[Pixman] [PATCH 0/7] Faster pipelined ARM NEON bilinear scalers: 'src_8888_8888' and 'src_8888_0565'

Fri Apr 29 06:20:25 PDT 2011

On Sun, Apr 10, 2011 at 11:30 PM, Soeren Sandmann <sandmann at cs.au.dk> wrote:
> Siarhei Siamashka <siarhei.siamashka at gmail.com> writes:
>
>> One more possible optimization is to reduce interpolation precision
>> from 8 bit to 4 bit as suggested earlier by Taekyun Kim:
>> http://lists.freedesktop.org/archives/pixman/2011-February/001044.html
>> This can make final shifting and color components packing faster,
>> saving 1 instruction per pixel.
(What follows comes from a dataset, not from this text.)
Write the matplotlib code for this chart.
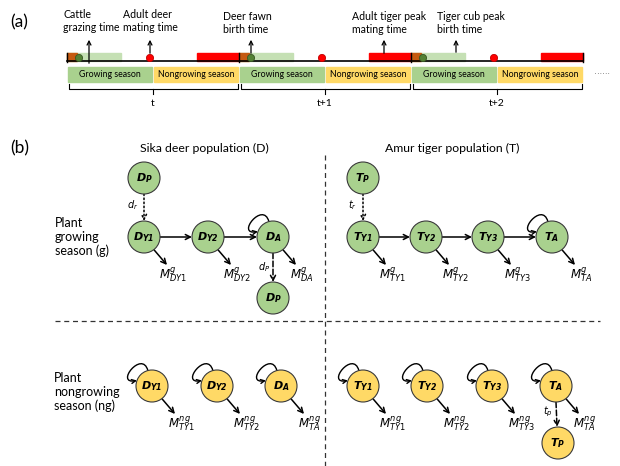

Considering that the bilinear code
>> currently needs ~10 cycles per pixel, this can provide ~10% speedup.
>> That's the last desperate measure, but given that scr_8888_8888
>> bilinear scaling utilizes ~58% of memory bandwidth (~93 MPix/s vs.
>> ~160 MPix/s for nearest scaling and vs. ~650 MB/s for memcpy) on my
>> ARM device, anything might be useful. I just wonder about the current
>> filter types used in pixman. They are:
>>     PIXMAN_FILTER_FAST,
>>     PIXMAN_FILTER_GOOD,
>>     PIXMAN_FILTER_BEST,
>>     PIXMAN_FILTER_NEAREST,
>>     PIXMAN_FILTER_BILINEAR
>> I wonder what would happen if we introduce some 'low precision'
>> bilinear filter and map it to PIXMAN_FILTER_GOOD? PIXMAN_FILTER_BEST
>> and PIXMAN_FILTER_BILINEAR would still remain the same as the existing
>> bilinear. PIXMAN_FILTER_FAST and PIXMAN_FILTER_NEAREST would still
>> remain as the existing nearest. Of course this may be only useful if
>> such lower precision bilinear filter proves to provide much better
>> image quality than nearest filter and noticeably better performance
>> than real bilinear filter.
>
> As far as I know, GdkPixbuf uses the equivalent of a bilinear filter
> with four bits of precision. Once you scale more than 16x, banding
> artefacts are clearly visible, but people don't normally complain about
> its quality, and 16x scaling with bilinear interpolation won't look
> great in any case, so if dropping precision to four bits really makes a
> big performance difference, maybe we should just change
> PIXMAN_FILTER_BILINEAR to do that.

Reducing bilinear interpolation precision provides a lot more
performance benefits for x86 (at least 7 bits would be better) and 4
bits should be really the best. Anyway, who is going to decide whether
the reduced precision is still ok?

One can see a heavy use of bilinear scaling (over_8888_8_8888 fast
path, also with optional horizontal flipping) on the web pages like
this, especially if configured to animate 1000 fishes:
    http://ie.microsoft.com/testdrive/performance/fishietank/
I wonder how well pixman can actually perform there if it gets some
good SSSE3 bilinear optimizations and starts utilizing all CPU cores
(maybe trying OpenMP should be easy)?

-- 
Best regards,
Siarhei Siamashka